#### [WHAT YOU NEED TO DO]
Exactly retype the lines from the top of the data through the line containing "const Y_TICKS = [0, 0.2, 0.4, 0.6, 0.8, 1];", leaving out every picture.

#### [DATA]
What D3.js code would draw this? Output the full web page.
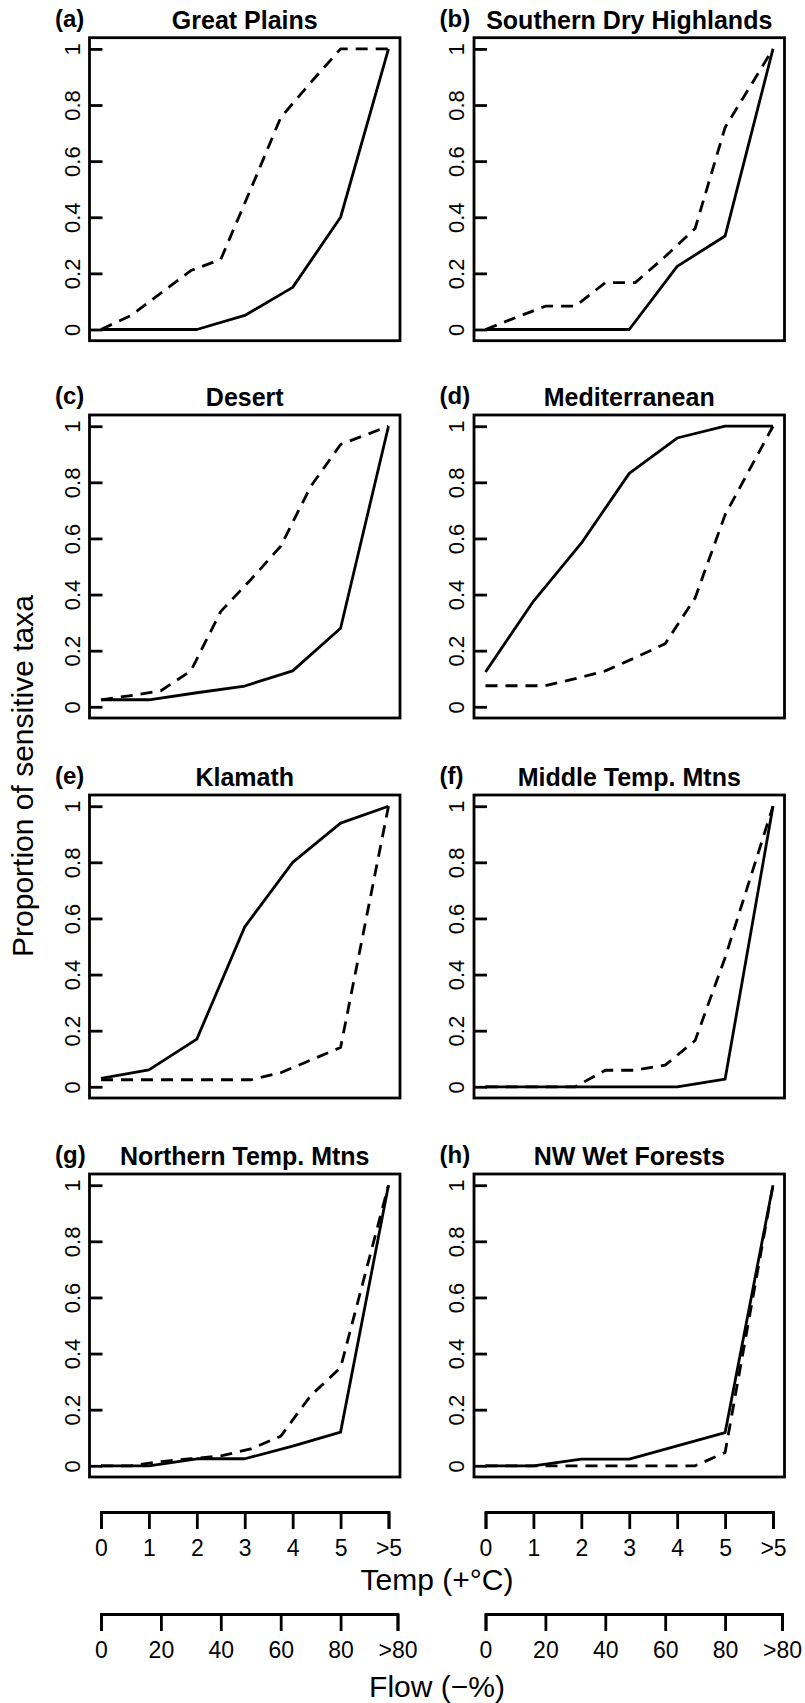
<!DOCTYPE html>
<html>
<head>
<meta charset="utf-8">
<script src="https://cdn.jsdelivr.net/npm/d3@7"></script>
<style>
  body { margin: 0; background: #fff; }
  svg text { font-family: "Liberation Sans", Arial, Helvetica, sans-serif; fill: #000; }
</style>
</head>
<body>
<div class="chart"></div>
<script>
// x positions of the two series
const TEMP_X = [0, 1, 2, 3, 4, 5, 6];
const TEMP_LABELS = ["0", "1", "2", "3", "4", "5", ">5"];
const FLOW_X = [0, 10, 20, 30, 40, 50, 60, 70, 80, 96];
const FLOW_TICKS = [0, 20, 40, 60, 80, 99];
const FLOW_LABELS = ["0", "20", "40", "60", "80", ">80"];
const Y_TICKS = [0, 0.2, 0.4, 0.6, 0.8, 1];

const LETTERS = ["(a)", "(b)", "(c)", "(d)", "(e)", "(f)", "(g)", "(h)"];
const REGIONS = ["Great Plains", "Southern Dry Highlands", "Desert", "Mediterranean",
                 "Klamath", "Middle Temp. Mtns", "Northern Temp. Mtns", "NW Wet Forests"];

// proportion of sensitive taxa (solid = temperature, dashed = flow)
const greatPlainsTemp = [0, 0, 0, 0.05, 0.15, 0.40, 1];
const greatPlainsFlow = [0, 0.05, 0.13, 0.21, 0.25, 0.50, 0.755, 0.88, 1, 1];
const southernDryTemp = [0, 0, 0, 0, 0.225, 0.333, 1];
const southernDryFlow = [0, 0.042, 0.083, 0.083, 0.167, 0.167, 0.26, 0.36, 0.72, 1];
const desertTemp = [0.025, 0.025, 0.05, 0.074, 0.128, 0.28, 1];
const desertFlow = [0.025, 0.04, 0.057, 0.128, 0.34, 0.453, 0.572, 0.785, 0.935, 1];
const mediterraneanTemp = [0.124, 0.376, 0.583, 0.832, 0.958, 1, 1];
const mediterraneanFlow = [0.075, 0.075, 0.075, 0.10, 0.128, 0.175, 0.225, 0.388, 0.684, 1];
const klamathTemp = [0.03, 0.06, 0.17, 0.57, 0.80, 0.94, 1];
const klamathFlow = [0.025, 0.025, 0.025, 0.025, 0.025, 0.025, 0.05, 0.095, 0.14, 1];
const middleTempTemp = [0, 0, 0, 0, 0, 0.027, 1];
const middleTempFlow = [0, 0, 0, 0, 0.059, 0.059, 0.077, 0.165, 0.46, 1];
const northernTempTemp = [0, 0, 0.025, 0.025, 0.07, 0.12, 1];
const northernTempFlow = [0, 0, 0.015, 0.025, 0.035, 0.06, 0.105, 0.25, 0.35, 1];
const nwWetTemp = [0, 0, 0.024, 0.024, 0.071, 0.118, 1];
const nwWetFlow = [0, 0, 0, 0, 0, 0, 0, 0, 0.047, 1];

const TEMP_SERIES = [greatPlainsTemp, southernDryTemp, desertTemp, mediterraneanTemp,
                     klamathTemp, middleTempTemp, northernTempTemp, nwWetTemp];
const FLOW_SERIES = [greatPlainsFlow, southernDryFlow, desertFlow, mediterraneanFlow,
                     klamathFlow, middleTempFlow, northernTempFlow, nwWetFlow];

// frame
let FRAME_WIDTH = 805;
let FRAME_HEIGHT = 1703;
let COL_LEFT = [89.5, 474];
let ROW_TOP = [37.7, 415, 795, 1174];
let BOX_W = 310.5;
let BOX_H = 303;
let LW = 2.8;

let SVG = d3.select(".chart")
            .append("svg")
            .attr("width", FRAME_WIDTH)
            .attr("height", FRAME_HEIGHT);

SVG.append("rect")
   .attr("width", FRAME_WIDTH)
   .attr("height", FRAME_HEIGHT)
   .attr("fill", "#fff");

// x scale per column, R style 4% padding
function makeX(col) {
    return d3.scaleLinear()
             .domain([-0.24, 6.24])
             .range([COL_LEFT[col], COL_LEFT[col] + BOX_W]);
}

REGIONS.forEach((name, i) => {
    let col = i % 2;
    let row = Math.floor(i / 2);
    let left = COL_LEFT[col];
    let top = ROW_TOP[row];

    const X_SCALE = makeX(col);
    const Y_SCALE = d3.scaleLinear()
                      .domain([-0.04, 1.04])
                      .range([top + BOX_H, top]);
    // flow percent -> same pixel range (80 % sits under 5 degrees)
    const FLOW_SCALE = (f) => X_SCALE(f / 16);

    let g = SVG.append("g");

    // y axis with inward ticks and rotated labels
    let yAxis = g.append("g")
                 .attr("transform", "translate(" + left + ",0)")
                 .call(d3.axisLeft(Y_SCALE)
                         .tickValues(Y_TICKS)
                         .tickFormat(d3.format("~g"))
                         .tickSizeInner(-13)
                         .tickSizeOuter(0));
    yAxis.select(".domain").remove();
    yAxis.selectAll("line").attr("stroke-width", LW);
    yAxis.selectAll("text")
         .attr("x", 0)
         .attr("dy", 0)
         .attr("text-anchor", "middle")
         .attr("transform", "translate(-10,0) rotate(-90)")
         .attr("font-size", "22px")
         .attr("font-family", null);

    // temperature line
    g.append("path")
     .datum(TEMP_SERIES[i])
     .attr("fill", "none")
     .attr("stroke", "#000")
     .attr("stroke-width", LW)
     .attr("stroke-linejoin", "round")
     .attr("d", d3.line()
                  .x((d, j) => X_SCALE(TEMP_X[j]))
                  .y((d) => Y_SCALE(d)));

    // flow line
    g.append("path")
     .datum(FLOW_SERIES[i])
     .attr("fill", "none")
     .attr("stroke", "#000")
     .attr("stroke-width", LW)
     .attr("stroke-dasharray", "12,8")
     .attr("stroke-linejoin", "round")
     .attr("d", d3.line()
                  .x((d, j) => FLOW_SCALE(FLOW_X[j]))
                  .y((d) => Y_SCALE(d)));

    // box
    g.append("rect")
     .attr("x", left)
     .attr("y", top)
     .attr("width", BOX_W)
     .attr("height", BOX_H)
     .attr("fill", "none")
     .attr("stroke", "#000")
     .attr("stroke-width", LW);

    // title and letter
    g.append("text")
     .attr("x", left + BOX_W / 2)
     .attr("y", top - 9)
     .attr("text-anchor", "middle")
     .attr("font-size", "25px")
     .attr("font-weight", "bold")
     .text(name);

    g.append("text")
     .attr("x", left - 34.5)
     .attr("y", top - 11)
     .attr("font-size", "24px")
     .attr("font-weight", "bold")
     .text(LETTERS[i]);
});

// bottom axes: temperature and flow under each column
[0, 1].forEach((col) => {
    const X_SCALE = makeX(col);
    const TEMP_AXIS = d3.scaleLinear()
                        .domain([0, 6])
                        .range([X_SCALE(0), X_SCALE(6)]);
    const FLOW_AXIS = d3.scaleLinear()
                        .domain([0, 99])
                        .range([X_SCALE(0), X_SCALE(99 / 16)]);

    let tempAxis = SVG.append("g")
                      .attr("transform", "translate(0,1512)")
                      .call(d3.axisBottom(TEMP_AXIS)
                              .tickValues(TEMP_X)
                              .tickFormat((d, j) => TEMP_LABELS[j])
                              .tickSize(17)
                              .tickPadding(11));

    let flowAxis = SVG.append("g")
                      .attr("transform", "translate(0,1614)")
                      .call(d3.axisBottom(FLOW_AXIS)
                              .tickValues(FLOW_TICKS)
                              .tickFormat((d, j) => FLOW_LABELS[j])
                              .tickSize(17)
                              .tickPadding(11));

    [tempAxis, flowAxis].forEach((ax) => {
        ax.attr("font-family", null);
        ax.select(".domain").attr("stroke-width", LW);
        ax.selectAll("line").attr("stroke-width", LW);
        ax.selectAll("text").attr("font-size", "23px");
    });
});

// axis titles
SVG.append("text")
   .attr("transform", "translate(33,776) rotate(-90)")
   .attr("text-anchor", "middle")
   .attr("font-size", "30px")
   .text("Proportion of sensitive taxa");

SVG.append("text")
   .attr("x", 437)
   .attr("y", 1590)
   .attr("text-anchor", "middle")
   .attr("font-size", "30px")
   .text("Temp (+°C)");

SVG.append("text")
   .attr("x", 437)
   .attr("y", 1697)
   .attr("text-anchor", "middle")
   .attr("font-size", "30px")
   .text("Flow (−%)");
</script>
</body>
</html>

#### [RESPONSE BELOW]
What D3.js code would draw this? Output the full web page.
<!DOCTYPE html>
<html>
<head>
<meta charset="utf-8">
<script src="https://cdn.jsdelivr.net/npm/d3@7"></script>
<style>
  body { margin: 0; background: #fff; }
  svg text { font-family: "Liberation Sans", Arial, Helvetica, sans-serif; fill: #000; }
</style>
</head>
<body>
<div class="chart"></div>
<script>
// x positions of the two series
const TEMP_X = [0, 1, 2, 3, 4, 5, 6];
const TEMP_LABELS = ["0", "1", "2", "3", "4", "5", ">5"];
const FLOW_X = [0, 10, 20, 30, 40, 50, 60, 70, 80, 96];
const FLOW_TICKS = [0, 20, 40, 60, 80, 99];
const FLOW_LABELS = ["0", "20", "40", "60", "80", ">80"];
const Y_TICKS = [0, 0.2, 0.4, 0.6, 0.8, 1];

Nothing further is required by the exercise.